Why do opposable thumbs exist in humans and other primates? Scientists generally agree that the appearance of the opposable thumb was a key evolutionary point in the development of our species. It is what allowed primates to grip and climb and move into the trees, away from the realm of large predators looking for a meal. Opposable thumbs also proved to be pretty handy from a toolmaking and tool using perspective, whether the tool was a stick to be manipulated or a rudimentary axe.
All of this is true, Curiously, however, scientists haven’t fully explored whether the opposable thumb was developed in anticipation that modern humans who are too cheap to buy a nozzle for their garden hose might need the thumb to water their yard and plants on a beastly hot summer day. Sure, the opposable thumb might not have been evolved specifically for watering and hose wielding, but it sure works well for that purpose — whether you want to generate a gentle sprinkle or a high velocity jet to reach the side of the yard beyond the length of the hose.

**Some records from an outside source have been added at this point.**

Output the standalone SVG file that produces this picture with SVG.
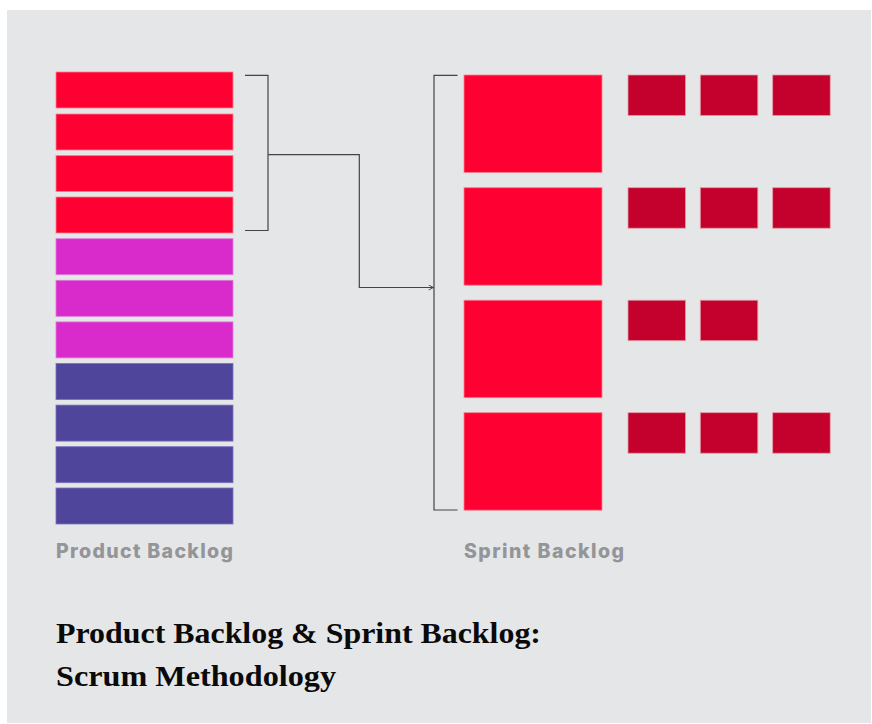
<svg xmlns="http://www.w3.org/2000/svg" width="872" height="724" viewBox="0 0 872 724">
<style>
.red{fill:#FF0033;stroke:#F4838F;stroke-width:0.8}
.mag{fill:#D92ACB;stroke:#E07ADB;stroke-width:0.8}
.pur{fill:#4F469B;stroke:#7A71C0;stroke-width:0.8}
.dk{fill:#C4002C;stroke:#E09AA6;stroke-width:0.8}
.lbl{font-family:Inter,"Open Sans","Liberation Sans",sans-serif;font-weight:800;font-size:19.5px;fill:#939598}
.title{font-family:"Liberation Serif","DejaVu Serif",serif;font-weight:700;font-size:29px;fill:#0A0A0A}
.ln{fill:none;stroke:#444;stroke-width:1.2}
</style>
<defs>
<marker id="arr" viewBox="0 0 10 10" refX="9" refY="5" markerWidth="6" markerHeight="6" markerUnits="userSpaceOnUse" orient="auto">
<path d="M1,1 L9,5 L1,9" fill="none" stroke="#444" stroke-width="1.5"/>
</marker>
</defs>
<rect x="0" y="0" width="872" height="724" fill="#FFFFFF"/>
<rect x="7" y="10" width="864" height="713" fill="#E5E6E8"/>

<g id="product-backlog">
<rect class="red" x="56" y="72" width="177" height="36"/>
<rect class="red" x="56" y="114" width="177" height="36"/>
<rect class="red" x="56" y="155.5" width="177" height="36"/>
<rect class="red" x="56" y="197" width="177" height="36"/>
<rect class="mag" x="56" y="238.7" width="177" height="36"/>
<rect class="mag" x="56" y="280.3" width="177" height="36"/>
<rect class="mag" x="56" y="321.9" width="177" height="36"/>
<rect class="pur" x="56" y="363.5" width="177" height="36"/>
<rect class="pur" x="56" y="405.1" width="177" height="36"/>
<rect class="pur" x="56" y="446.7" width="177" height="36"/>
<rect class="pur" x="56" y="488" width="177" height="36"/>
<text class="lbl" x="56" y="557.5" textLength="177" lengthAdjust="spacing">Product Backlog</text>
</g>

<g id="sprint-backlog">
<rect class="red" x="464" y="75" width="138" height="97.5"/>
<rect class="red" x="464" y="187.7" width="138" height="97.5"/>
<rect class="red" x="464" y="300.2" width="138" height="97.5"/>
<rect class="red" x="464" y="412.7" width="138" height="97.5"/>
<text class="lbl" x="464" y="557.5" textLength="160" lengthAdjust="spacing">Sprint Backlog</text>
</g>

<g id="tasks">
<rect class="dk" x="628" y="75" width="57.5" height="40.5"/>
<rect class="dk" x="700.3" y="75" width="57.5" height="40.5"/>
<rect class="dk" x="772.7" y="75" width="57.5" height="40.5"/>
<rect class="dk" x="628" y="187.7" width="57.5" height="40.5"/>
<rect class="dk" x="700.3" y="187.7" width="57.5" height="40.5"/>
<rect class="dk" x="772.7" y="187.7" width="57.5" height="40.5"/>
<rect class="dk" x="628" y="300.2" width="57.5" height="40.5"/>
<rect class="dk" x="700.3" y="300.2" width="57.5" height="40.5"/>
<rect class="dk" x="628" y="412.7" width="57.5" height="40.5"/>
<rect class="dk" x="700.3" y="412.7" width="57.5" height="40.5"/>
<rect class="dk" x="772.7" y="412.7" width="57.5" height="40.5"/>
</g>

<g id="connectors">
<path class="ln" d="M245,75.3 H268 V230.5 H245"/>
<path class="ln" d="M268,154.7 H359.3 V287.5 H433.5" marker-end="url(#arr)"/>
<path class="ln" d="M457.5,75.3 H434 V510 H457.5"/>
</g>

<g id="title">
<text class="title" x="56" y="643" textLength="485" lengthAdjust="spacingAndGlyphs">Product Backlog &amp; Sprint Backlog:</text>
<text class="title" x="56" y="686" textLength="280" lengthAdjust="spacingAndGlyphs">Scrum Methodology</text>
</g>
</svg>
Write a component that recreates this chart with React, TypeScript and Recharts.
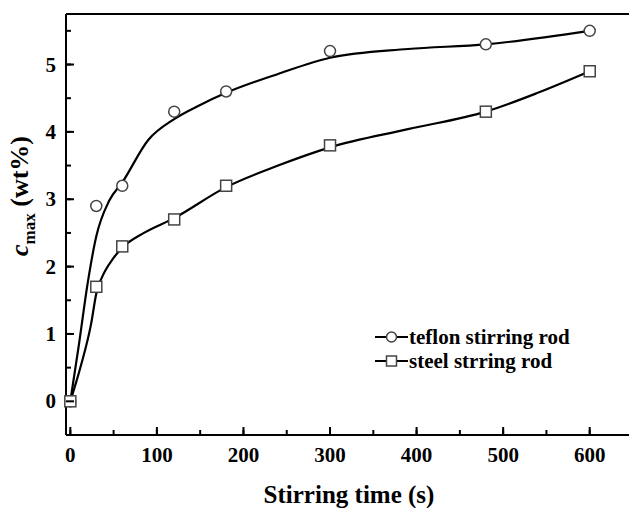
import React from 'react'
import { LineChart, Line, XAxis, YAxis } from 'recharts'

// measured points
const times = [0, 30, 60, 120, 180, 300, 480, 600]
const teflon = [0, 2.9, 3.2, 4.3, 4.6, 5.2, 5.3, 5.5]
const steel = [0, 1.7, 2.3, 2.7, 3.2, 3.8, 4.3, 4.9]

// fitted curves
const teflonFitT = [0, 10, 20, 30, 45, 60, 90, 120, 150, 180, 240, 300, 390, 480, 600]
const teflonFitV = [0, 0.85, 1.75, 2.45, 2.98, 3.25, 3.88, 4.19, 4.4, 4.58, 4.86, 5.1, 5.23, 5.3, 5.5]
const steelFitT = [0, 12, 24, 30, 40, 50, 60, 85, 120, 180, 240, 300, 390, 480, 540, 600]
const steelFitV = [0, 0.52, 1.15, 1.6, 1.93, 2.13, 2.28, 2.5, 2.72, 3.18, 3.5, 3.77, 4.04, 4.3, 4.58, 4.9]

const seriesNames = ['teflon stirring rod', 'steel strring rod']

const xTicks = [0, 50, 100, 150, 200, 250, 300, 350, 400, 450, 500, 550, 600, 650]
const yTicks = [-0.5, 0, 0.5, 1, 1.5, 2, 2.5, 3, 3.5, 4, 4.5, 5, 5.5]

const points = times.map((t, i) => ({ t, teflon: teflon[i], steel: steel[i] }))
const teflonFit = teflonFitT.map((t, i) => ({ t, v: teflonFitV[i] }))
const steelFit = steelFitT.map((t, i) => ({ t, v: steelFitV[i] }))

const FONT = '"Liberation Serif", "Times New Roman", serif'

// built-in tick lines point inward (negative tickSize); majors get a longer mark + label here
const XTick = (props: any) => {
  const { x, y, payload } = props
  const major = payload.value % 100 === 0
  return (
    <g>
      {major && <rect x={x - 1} y={y - 8} width={2} height={8} fill="#000" />}
      {major && (
        <text x={x} y={y + 27} textAnchor="middle" fontFamily={FONT} fontWeight="bold" fontSize={21} fill="#000">
          {payload.value}
        </text>
      )}
    </g>
  )
}

const YTick = (props: any) => {
  const { x, y, payload } = props
  const major = Number.isInteger(payload.value)
  return (
    <g>
      {major && <rect x={x} y={y - 1} width={8} height={2} fill="#000" />}
      {major && (
        <text x={x - 10} y={y + 7} textAnchor="end" fontFamily={FONT} fontWeight="bold" fontSize={21} fill="#000">
          {payload.value}
        </text>
      )}
    </g>
  )
}

const Circle = ({ cx, cy }: any) => (
  <circle cx={cx} cy={cy} r={5.5} fill="#fff" stroke="#444" strokeWidth={1.5} />
)

const Square = ({ cx, cy }: any) => (
  <rect x={cx - 5.5} y={cy - 5.5} width={11} height={11} fill="#fff" stroke="#444" strokeWidth={1.5} />
)

// titles and top frame line, drawn over the chart
const Overlay = () => (
  <svg width={629} height={508} style={{ position: 'absolute', left: 0, top: 0, pointerEvents: 'none' }}>
    <line x1={66} x2={629} y1={14} y2={14} stroke="#000" strokeWidth={2} />
    <text
      x={28}
      y={196}
      transform="rotate(-90, 28, 196)"
      textAnchor="middle"
      fontFamily={FONT}
      fontWeight="bold"
      fontSize={26}
      fill="#000"
    >
      <tspan fontStyle="italic">c</tspan>
      <tspan fontSize={17} dy={7}>max</tspan>
      <tspan dy={-7}> (wt%)</tspan>
    </text>
    <text x={349} y={503} textAnchor="middle" fontFamily={FONT} fontWeight="bold" fontSize={25} fill="#000">
      Stirring time (s)
    </text>
  </svg>
)

const LegendBox = () => (
  <div
    style={{
      position: 'absolute',
      left: 375,
      top: 325,
      fontFamily: FONT,
      fontWeight: 'bold',
      fontSize: 21,
      color: '#000',
    }}
  >
    {seriesNames.map((name, i) => (
      <div key={name} style={{ display: 'flex', alignItems: 'center', height: 24 }}>
        <svg width={33} height={14} style={{ marginRight: 1 }}>
          <line x1={0} x2={33} y1={7} y2={7} stroke="#000" strokeWidth={2} />
          {i === 0 ? (
            <circle cx={16.5} cy={7} r={5} fill="#fff" stroke="#444" strokeWidth={1.5} />
          ) : (
            <rect x={11.5} y={2} width={10} height={10} fill="#fff" stroke="#444" strokeWidth={1.5} />
          )}
        </svg>
        <span>{name}</span>
      </div>
    ))}
  </div>
)

export default function App() {
  return (
    <div style={{ position: 'absolute', left: 0, top: 0, width: 629, height: 508, overflow: 'hidden', background: '#fff' }}>
      <LineChart width={633} height={508} margin={{ top: 14, right: 0, bottom: 0, left: 0 }}>
        <XAxis
          dataKey="t"
          type="number"
          domain={[-5, 650]}
          ticks={xTicks}
          interval={0}
          height={73}
          tickSize={-5}
          tickMargin={5}
          tickLine={{ stroke: '#000', strokeWidth: 2 }}
          tick={<XTick />}
          axisLine={{ stroke: '#000', strokeWidth: 2 }}
        />
        <YAxis
          type="number"
          domain={[-0.5, 5.75]}
          ticks={yTicks}
          interval={0}
          width={66}
          tickSize={-5}
          tickMargin={5}
          tickLine={{ stroke: '#000', strokeWidth: 2 }}
          tick={<YTick />}
          axisLine={{ stroke: '#000', strokeWidth: 2 }}
        />
        <Line
          data={teflonFit}
          dataKey="v"
          type="monotone"
          stroke="#000"
          strokeWidth={2.2}
          dot={false}
          isAnimationActive={false}
        />
        <Line
          data={steelFit}
          dataKey="v"
          type="monotone"
          stroke="#000"
          strokeWidth={2.2}
          dot={false}
          isAnimationActive={false}
        />
        <Line
          data={points}
          dataKey="teflon"
          name={seriesNames[0]}
          stroke="none"
          dot={<Circle />}
          activeDot={false}
          isAnimationActive={false}
        />
        <Line
          data={points}
          dataKey="steel"
          name={seriesNames[1]}
          stroke="none"
          dot={<Square />}
          activeDot={false}
          isAnimationActive={false}
        />
      </LineChart>
      <Overlay />
      <LegendBox />
    </div>
  )
}
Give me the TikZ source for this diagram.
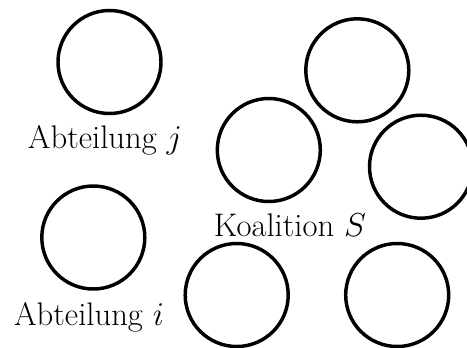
\documentclass[tikz,border=0pt]{standalone}
\begin{document}
\begin{tikzpicture}[x=0.75pt,y=-0.75pt,
  ring/.style={draw=black,circle,line width=2.6pt,minimum size=77.25pt,inner sep=0pt,outer sep=0pt},
  lbl/.style={anchor=base,inner sep=0pt,font=\fontsize{24.5}{29}\selectfont}]
\path[use as bounding box,clip] (0,0) rectangle (467,347);
\node[ring] (c1) at (109.5,62) {};
\node[ring] (c2) at (357.3,70.3) {};
\node[ring] (c3) at (268.8,150) {};
\node[ring] (c4) at (421,166.7) {};
\node[ring] (c5) at (93.3,237.5) {};
\node[ring] (c6) at (236.7,295) {};
\node[ring] (c7) at (397.2,295) {};
\node[lbl] (tj) at (105,148) {Abteilung $j$};
\node[lbl] (tS) at (290,236) {Koalition $S$};
\node[lbl] (ti) at (89,325.7) {Abteilung $i$};
\end{tikzpicture}
\end{document}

How do we know for sure that our distant ancestors weren’t big on watering?
There is a white birch tree growing from the rocks at one corner of our side yard. It’s a beautiful tree — who doesn’t have a soft spot for trees with white bark? — but it’s unfortunately lacking any avian occupants.
Stonington is home to lots of birds; in the morning you hear their many different calls. In hopes that one of the birds might call the birch tree home, I put up a nifty birdhouse that a good friend got us as a Maine housewarming gift on the birch tree. it’s freshly painted, has a solid roof, and is in a safe neighborhood. Now we’ll just keep our fingers crossed that a discerning bird will decide it’s their dream house.
Today I’m celebrating my freedom — specifically, my freedom to do whatever I want on Independence Day. In my case, that means weeding the side yard garden and lawn. Judging from the sheer number of weeds that have made their home there, I’m guessing it hasn’t been weeded in years. We’ve got friends coming next month for a visit and I want to give the grass a fighting chance, so now’s the time for some serious stooping and pulling..
After I dispose of a few hundred more dandelions and broad-leaf invaders, I’m going to celebrate my freedom to drink an ice-cold Allagash White.
It’s a beautiful morning in Columbus — crisp and clear, with powder blue skies and a few cotton candy wisps of clouds far above.
Our house faces due east, so in the morning the backyard is a place of deep shadow, save for a shaft of sunlight from the space between our house and the neighboring house to the north. The cool, shaded air feels good against the skin and is a perfect complement to the hot coffee. The birds are singing and the leaves of the trees are gently swaying in a mild breeze.
Sometimes the time, and the place, are perfectly matched, and when that happens you need to take full advantage of the happy confluence. This morning is made for the backyard.
Spring is the time for growing things. In our back yard, the fastest growing thing — by far — is a flowering vine next to the fence. It was supposed to stick to a wooden trellis built by our landscaper, but it’s long since outgrown that. I put an iron support for a birdhouse or hanging flower basket next to it, and the vine has eagerly embraced that. Now, its tendrils are venturing out, eagerly seeking other things to latch on to, wrap around, and grip tightly. This plant is clingier than your first high school romance.
I like to go out in the morning to marvel at how much the plant has grown since the day before and try to redirect it away from our neighbor’s yard and the little tree nearby. In doing so, however, I’m careful to keep moving. I’m afraid if I stand still for too long I’m going to find myself wrapped in those clingy green tendrils, too.